ISCA Archive SpeechProsody 2024
ISCA Archive SpeechProsody 2024

Machine Learning Facilitated Investigations of Intonational Meaning: Prosodic Cues to Epistemic Shifts in American English Utterances

Nanette Veilleux, Stefanie Shattuck-Hufnagel, Sunwoo Jeong, Alejna Brugos, Byron Ahn

This work analyzes experimentally elicited speech to capture the relationship between prosody and semantic/pragmatic meanings. Production prompts were comicstrips where contexts were manipulated along axes prominently discussed in sem/prag literature. Participants were tasked with reading lines as the speaker would, uttering a target phrase communicating a proposition p (e.g., “only marble is available”) to a hearer who had epistemic authority on p. Prompts varied whether the speaker’s initial belief (prior bias) was confirmed (condition A: bias=p) or corrected (condition B: bias=¬p); this meaning difference was reinforced by response particles (A: “okay so” vs. B: “oh really”) preceding the target phrase. Over 475 productions were annotated with phonologically-informed phonetic labels (PoLaR).

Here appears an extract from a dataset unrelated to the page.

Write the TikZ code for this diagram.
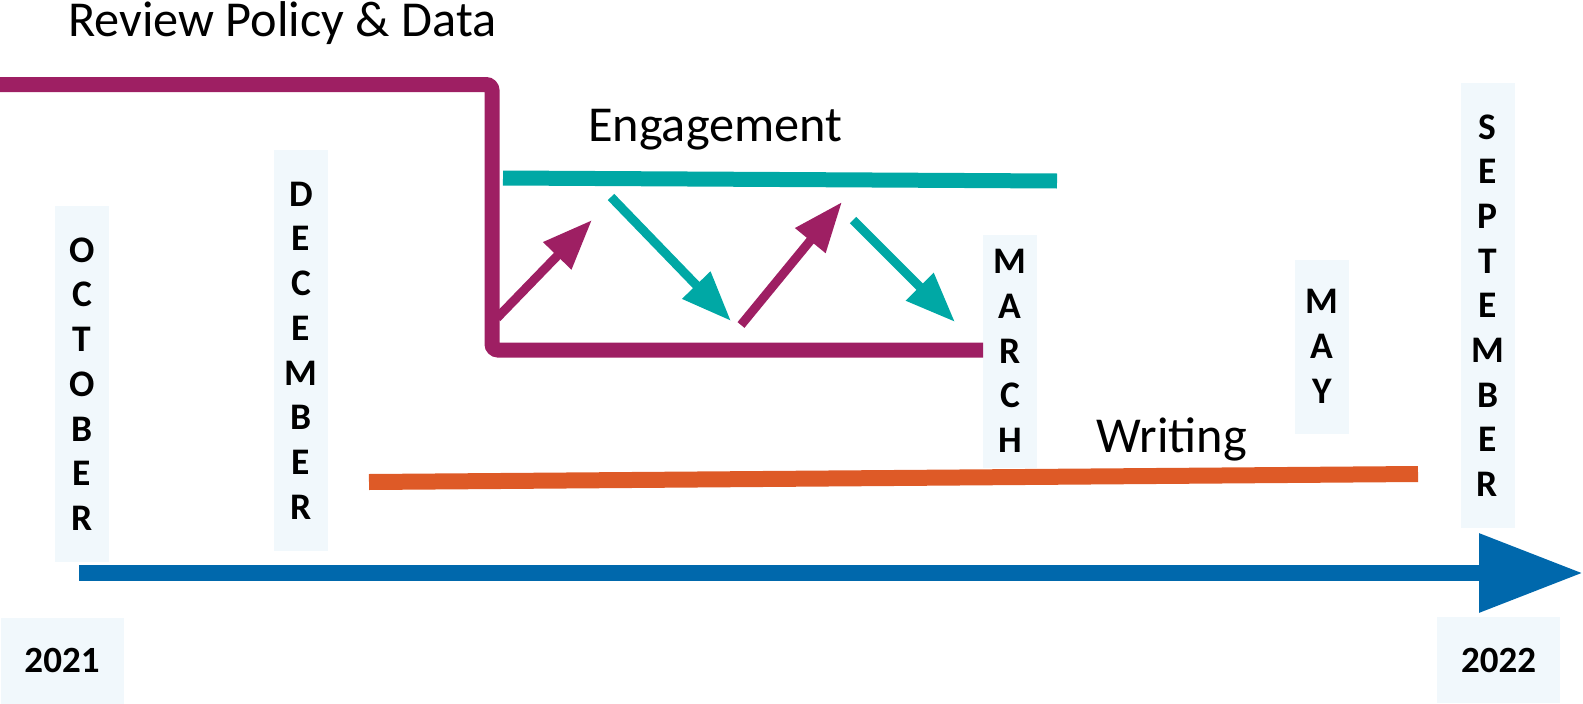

To model many-to-many mappings between features (prosodic form) and classification (sem/prag meaning), Random Forests were designed on labels and derived measures (including f0 ranges, slopes, TCoG) from 299 recordings — classifying meaning with high accuracy (>85%). RFs identified condition-distinguishing prosodic cues in both response particle and target phrases, leading to questions of how/whether functionally-overlapping lexical content might affect prosodic realization. Moreover, RFs identified phrase-final f0 as important, leading to deeper edge-tone explorations. These highlight how explanatory ML models can help iteratively improve targeted analysis.